▶ Exercise aim: Without the pictures, print the lines running from the beginning of the material to the line containing "import matplotlib.pyplot as plt", both ends included.

▶ Information shown:
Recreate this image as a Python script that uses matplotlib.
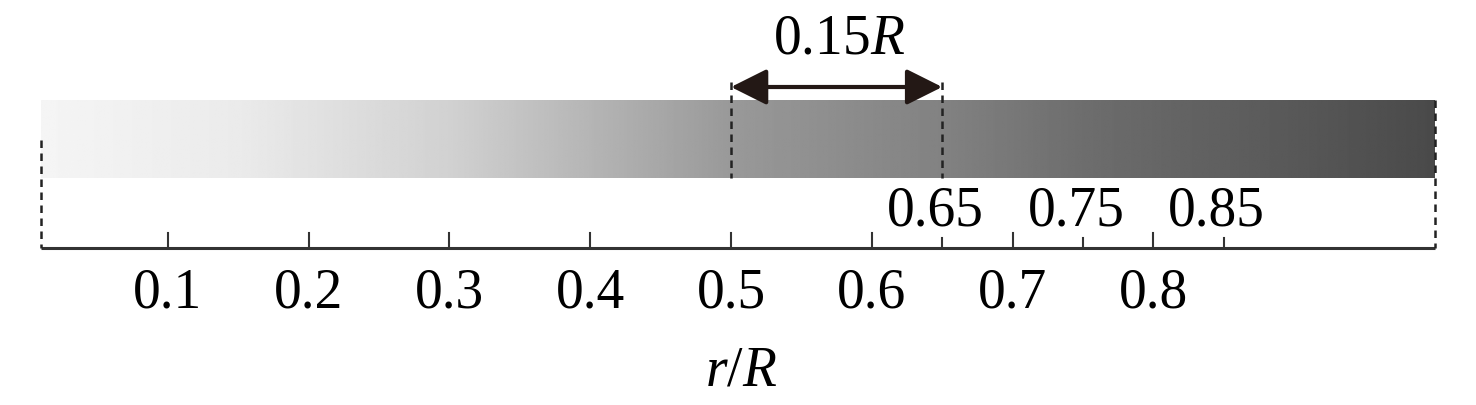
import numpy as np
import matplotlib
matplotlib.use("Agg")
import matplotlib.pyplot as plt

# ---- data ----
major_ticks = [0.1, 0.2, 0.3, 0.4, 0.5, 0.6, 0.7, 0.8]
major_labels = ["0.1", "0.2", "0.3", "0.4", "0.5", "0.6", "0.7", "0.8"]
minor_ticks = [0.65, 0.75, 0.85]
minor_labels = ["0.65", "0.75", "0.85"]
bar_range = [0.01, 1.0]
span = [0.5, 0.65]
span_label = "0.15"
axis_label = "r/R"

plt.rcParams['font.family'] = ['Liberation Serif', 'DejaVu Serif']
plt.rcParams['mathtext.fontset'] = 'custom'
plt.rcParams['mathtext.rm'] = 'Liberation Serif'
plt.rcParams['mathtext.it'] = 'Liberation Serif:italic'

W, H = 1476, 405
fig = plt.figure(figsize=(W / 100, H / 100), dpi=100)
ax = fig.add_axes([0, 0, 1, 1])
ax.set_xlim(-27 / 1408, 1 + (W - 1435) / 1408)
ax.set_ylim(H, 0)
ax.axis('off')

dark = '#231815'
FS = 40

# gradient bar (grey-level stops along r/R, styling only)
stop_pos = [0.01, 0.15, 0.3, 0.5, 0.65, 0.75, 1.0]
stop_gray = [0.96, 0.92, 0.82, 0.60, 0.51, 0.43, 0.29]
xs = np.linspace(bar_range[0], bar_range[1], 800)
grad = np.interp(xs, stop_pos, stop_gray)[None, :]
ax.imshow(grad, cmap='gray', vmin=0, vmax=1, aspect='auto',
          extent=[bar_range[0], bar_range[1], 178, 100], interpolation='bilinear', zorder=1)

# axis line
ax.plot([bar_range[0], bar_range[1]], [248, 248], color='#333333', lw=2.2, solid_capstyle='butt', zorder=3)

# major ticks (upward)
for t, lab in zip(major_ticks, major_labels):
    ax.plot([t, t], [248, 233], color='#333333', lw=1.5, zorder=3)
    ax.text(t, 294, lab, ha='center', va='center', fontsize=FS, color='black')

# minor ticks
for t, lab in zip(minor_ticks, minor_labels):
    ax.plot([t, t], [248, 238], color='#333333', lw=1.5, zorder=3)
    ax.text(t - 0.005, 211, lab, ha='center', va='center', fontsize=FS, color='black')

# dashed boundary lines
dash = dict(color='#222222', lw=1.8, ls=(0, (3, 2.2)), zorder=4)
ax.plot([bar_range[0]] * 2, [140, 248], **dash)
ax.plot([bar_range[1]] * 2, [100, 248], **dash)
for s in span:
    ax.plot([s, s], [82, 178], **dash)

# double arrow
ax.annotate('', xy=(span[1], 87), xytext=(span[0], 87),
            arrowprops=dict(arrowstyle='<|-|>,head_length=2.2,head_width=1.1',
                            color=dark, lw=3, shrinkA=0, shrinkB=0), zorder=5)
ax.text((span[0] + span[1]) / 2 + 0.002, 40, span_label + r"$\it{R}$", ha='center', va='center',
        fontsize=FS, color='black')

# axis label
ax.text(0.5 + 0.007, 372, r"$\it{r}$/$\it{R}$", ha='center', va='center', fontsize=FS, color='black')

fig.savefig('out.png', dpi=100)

▶ Response:
Recreate this image as a Python script that uses matplotlib.
import numpy as np
import matplotlib
matplotlib.use("Agg")
import matplotlib.pyplot as plt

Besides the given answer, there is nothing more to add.